§ To do: Your task is to tally the lines of the listing containing the word "that" and report the figure alone.

§ Data records:

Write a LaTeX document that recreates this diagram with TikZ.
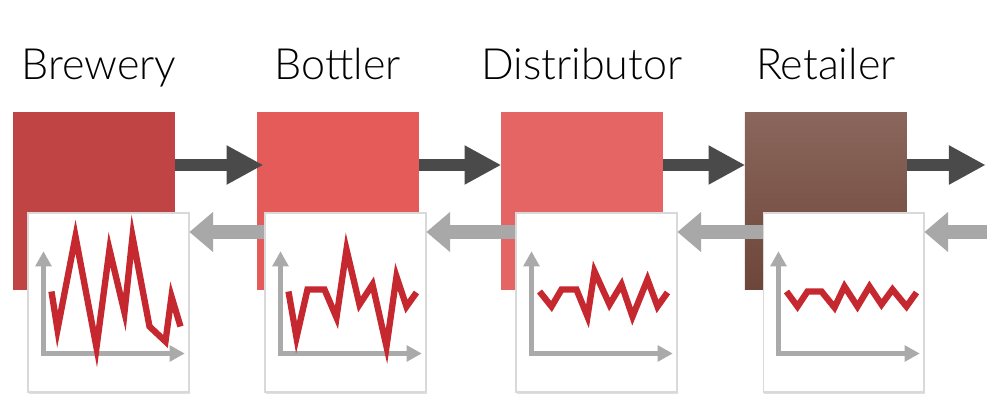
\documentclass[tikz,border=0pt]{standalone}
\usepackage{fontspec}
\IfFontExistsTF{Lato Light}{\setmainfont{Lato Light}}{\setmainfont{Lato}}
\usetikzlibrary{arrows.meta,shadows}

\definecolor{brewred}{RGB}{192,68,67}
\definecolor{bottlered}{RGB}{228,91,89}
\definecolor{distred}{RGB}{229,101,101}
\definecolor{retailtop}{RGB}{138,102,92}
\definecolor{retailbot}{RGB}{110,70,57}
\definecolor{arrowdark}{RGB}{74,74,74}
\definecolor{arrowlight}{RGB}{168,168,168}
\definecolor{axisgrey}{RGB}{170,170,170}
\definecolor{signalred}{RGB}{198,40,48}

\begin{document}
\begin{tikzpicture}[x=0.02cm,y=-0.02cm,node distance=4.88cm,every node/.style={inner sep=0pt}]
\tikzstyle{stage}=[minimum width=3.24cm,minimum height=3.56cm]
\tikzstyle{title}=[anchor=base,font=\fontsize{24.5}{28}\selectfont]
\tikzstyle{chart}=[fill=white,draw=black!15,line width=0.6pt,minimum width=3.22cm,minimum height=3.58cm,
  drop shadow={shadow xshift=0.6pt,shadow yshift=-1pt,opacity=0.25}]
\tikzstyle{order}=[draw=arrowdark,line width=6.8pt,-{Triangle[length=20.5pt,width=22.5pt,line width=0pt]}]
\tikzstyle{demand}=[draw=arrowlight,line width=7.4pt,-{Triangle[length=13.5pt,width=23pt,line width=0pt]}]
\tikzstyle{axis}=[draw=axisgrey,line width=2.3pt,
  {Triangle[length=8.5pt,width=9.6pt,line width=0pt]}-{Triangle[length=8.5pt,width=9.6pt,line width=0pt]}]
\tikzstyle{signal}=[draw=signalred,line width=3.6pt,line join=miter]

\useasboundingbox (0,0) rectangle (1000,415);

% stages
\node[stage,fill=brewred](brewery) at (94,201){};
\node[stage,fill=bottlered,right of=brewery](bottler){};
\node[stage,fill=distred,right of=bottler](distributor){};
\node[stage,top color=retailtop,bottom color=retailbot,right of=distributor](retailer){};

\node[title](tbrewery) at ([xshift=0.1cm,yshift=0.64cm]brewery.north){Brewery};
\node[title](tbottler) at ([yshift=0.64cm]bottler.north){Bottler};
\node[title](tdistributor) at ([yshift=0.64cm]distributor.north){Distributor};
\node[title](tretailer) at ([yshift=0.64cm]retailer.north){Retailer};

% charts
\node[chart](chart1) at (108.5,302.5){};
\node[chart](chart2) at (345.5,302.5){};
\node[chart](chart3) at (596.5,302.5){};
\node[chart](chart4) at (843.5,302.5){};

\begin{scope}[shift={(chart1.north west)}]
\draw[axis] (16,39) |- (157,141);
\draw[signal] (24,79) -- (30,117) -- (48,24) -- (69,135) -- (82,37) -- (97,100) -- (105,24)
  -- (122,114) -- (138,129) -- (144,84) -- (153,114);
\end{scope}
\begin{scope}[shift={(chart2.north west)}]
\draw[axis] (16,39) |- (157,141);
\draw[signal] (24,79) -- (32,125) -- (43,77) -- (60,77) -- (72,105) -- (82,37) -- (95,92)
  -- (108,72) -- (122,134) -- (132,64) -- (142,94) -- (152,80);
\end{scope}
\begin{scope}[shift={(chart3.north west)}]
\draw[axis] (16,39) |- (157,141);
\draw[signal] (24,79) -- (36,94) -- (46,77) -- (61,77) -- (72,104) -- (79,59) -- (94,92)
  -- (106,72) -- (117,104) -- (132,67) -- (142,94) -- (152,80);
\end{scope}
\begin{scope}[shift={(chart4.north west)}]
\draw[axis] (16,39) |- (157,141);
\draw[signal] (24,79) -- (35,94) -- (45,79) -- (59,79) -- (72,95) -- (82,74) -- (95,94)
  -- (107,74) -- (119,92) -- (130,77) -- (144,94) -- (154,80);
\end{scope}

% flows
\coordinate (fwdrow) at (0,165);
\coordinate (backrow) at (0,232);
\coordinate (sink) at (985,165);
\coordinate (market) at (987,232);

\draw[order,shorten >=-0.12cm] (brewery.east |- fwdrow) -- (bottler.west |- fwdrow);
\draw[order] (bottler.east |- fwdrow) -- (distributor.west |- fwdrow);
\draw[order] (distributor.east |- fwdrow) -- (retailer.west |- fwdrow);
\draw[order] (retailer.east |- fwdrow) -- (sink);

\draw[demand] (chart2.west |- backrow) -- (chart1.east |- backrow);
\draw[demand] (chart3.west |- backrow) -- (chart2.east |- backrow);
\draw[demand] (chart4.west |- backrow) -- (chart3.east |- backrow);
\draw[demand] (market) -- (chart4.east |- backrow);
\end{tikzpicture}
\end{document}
...
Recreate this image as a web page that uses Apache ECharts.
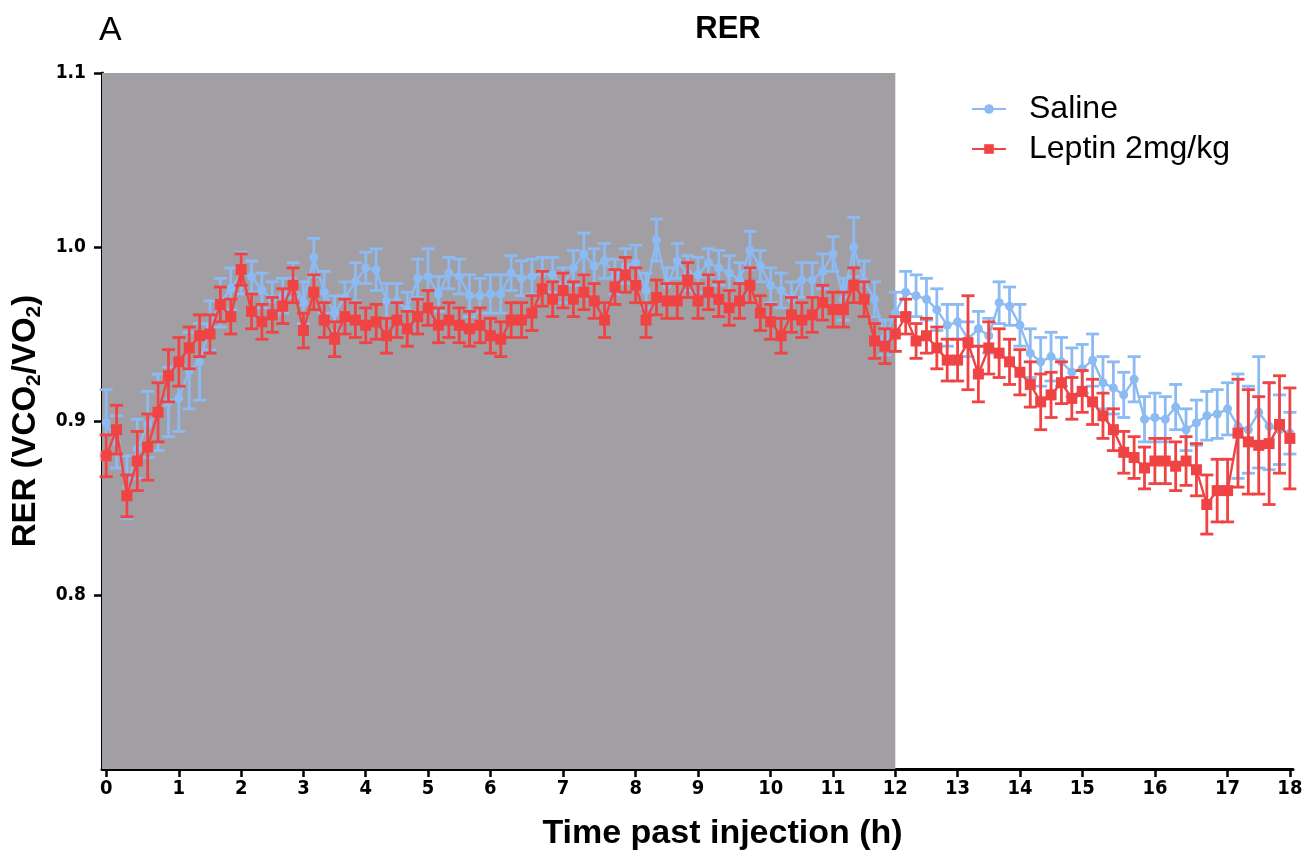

§ Output of the task: 2